First, in laying out his presentation, Dr. Leonard Jeffries reminded the audience, the Boers comprised Dutch, German and French elements from Europe mingled with Britons. With the discovery of the gold and diamond wealth of South Africa in late 19th Century, his “3 Rs,” were not reading, ‘riting and ‘rithmetic, but Rothschild, Rhodes and Rockefeller who conglomerated to exploit the riches. A secret society called the Broderbund of some 20,000, men swore to maintain power no matter what. This is what Mandela challenged.
Thus, “If there is a place for Reparations it is South Africa.” The Boers fostered unity among Europeans and divisions among Africans. They used the Zulu Mpande to kill his brother Shaka. The same way they “encouraged” Chief Buthelezi of ferment violence among Africans. This created a universal moral crisis. In their grab, that minority took 85 percent of the land. However, despite Mandela’s victory, “We won the battle but they won the war” by remaining in control of the nation’s economics.

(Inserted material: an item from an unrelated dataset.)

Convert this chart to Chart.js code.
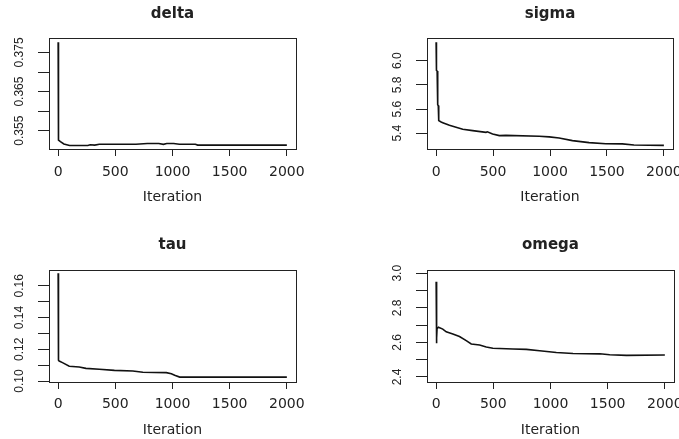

Dr. Jeffries shed light on Afrikaner examination of the role of the church in the struggle. They studied Archbishop Tutu’s many speeches, dissecting the many times he mentioned the ANC. They realized they were fighting the church on the inside and the freedom fighters on the outside. They entrapped and neutralized Rev. Boesak rendering him ineffective as a voice in liberation theology.
Dr. Jeffries explained further, “Politics is what you do to control your economics.” His synthesis depicted a triangle compromising economics, politics and culture, the mind values, he called it. Importantly, he pointed out, the 1948 election victory of the Nationalist Party “set in motion the dehumanization process of Africans.”
This resulted in “The African people suffering from a shattered consciousness and a fractured identity.” Again, emphasizing the need to organize economics, politics and culture, and the role of women – Winnie Mandela; children – Steve Biko; church – Archbishop Desmond Tutu and Rev Allan Boesak, Dr. Jeffries insisted, “To serve the people, the curriculum of inclusion is not sufficient, we need a curriculum of liberation.”